Was there actually a Lars Mattsun, author of the play RESA FANTASTISKT MYSTISK? Does a theater company that calls itself the Burglars of Hamm do anything without a bit of tongue in cheek? Could they have created a spoof on the Scandinavian theater genre all by themselves, in spite of the dearth of Strindberg level talents available to us nowadays? Or was there a Lars Mattsun and an otherwise comedic troupe that wanted to take on a weighty work? 

I suppose it wouldn't be fair to give away any secrets that might remain in the potential viewer's mind -- but all questions will be eliminated by the first two or three minutes of the show (which is a very effective bit of clowning). On the other hand, it would be better for your ultimate enjoyment of the show to walk in expecting a densely literary, deeply philosophical work (in the way that only Scandinavians can do in the brooding Scandinavian style) and enjoy the surprise. 

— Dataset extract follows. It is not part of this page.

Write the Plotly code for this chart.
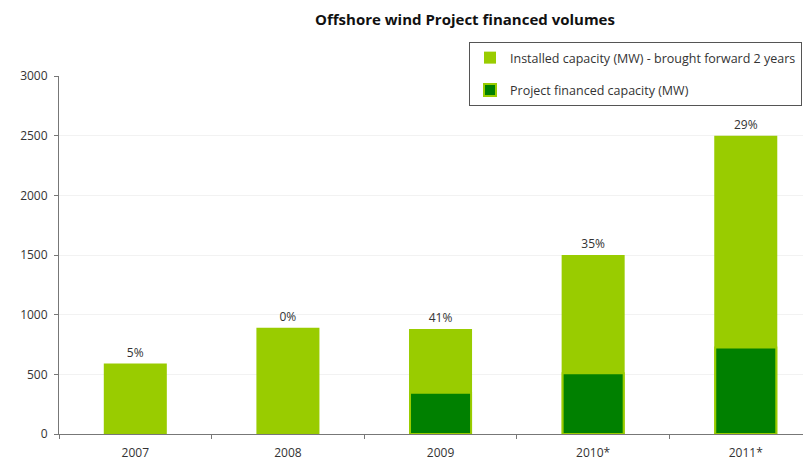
import plotly.graph_objects as go

categories = ["2007", "2008", "2009", "2010*", "2011*"]
installed = [590, 890, 880, 1500, 2500]
financed = [0, 0, 345, 510, 725]
pct_labels = ["5%", "0%", "41%", "35%", "29%"]

LIGHT = "#99CC00"
DARK = "#008000"
FONT = "Open Sans, sans-serif"

fig = go.Figure()
fig.add_trace(go.Bar(
    x=categories, y=installed, name="Installed capacity (MW) - brought forward 2 years",
    marker=dict(color=LIGHT, line=dict(width=0)),
    width=0.413, text=pct_labels, textposition="outside",
    textfont=dict(size=12, color="#333333", family=FONT),
    cliponaxis=False, legendgroup="a", hoverinfo="skip",
))
fig.add_trace(go.Bar(
    x=categories, y=financed, name="Project financed capacity (MW)",
    marker=dict(color=DARK, line=dict(width=2, color=LIGHT)),
    width=0.40, legendgroup="b", hoverinfo="skip",
))

fig.update_layout(
    width=803, height=461,
    barmode="overlay",
    margin=dict(l=59, r=0, t=76, b=27, autoexpand=False),
    paper_bgcolor="white", plot_bgcolor="white",
    font=dict(family=FONT, size=12, color="#333333"),
    title=dict(text="<b>Offshore wind Project financed volumes</b>",
               x=465 / 803, xanchor="center", xref="container",
               y=1 - 20 / 461, yanchor="middle", yref="container",
               font=dict(size=15, color="#111111", family=FONT)),
    legend=dict(x=(469 - 59) / 744, y=(434 - 42) / 358, xanchor="left", yanchor="top",
                bordercolor="#555555", borderwidth=1, bgcolor="white",
                font=dict(size=12.5, color="#333333", family=FONT),
                traceorder="grouped", tracegroupgap=13, itemwidth=30),
    showlegend=True,
)
fig.update_xaxes(
    type="category", range=[-0.5, 4.375],
    showline=True, linecolor="#777777", linewidth=1,
    ticks="outside", tickson="boundaries", ticklen=4, tickcolor="#777777",
    showgrid=False, ticklabelstandoff=8,
    tickfont=dict(size=12, color="#333333"),
)
fig.update_yaxes(
    range=[0, 3000], dtick=500,
    showline=True, linecolor="#777777", linewidth=1,
    ticks="outside", ticklen=4, tickcolor="#777777",
    showgrid=True, gridcolor="#f2f2f2", gridwidth=1,
    zeroline=False, ticklabelstandoff=4,
    tickfont=dict(size=12, color="#333333"),
)

fig.write_html("out.html")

I'll leave it at that but add a few comments on the actual effect of this show. What we get through the earphones are the thoughts and feelings of the director as he watches his show come to fruition. In this case, they are all the irritations about how the actor fails to achieve the lofty goals here, or frankly misses a couple of lines there. We get hints (and outright spewing) about the petty personal conflicts and rivalries between players and the director. It's meant in fun, but there is a bit of insight into the process of communal creativity. Sometimes things don't work, and sometimes they work well, but not in the way that the director wanted.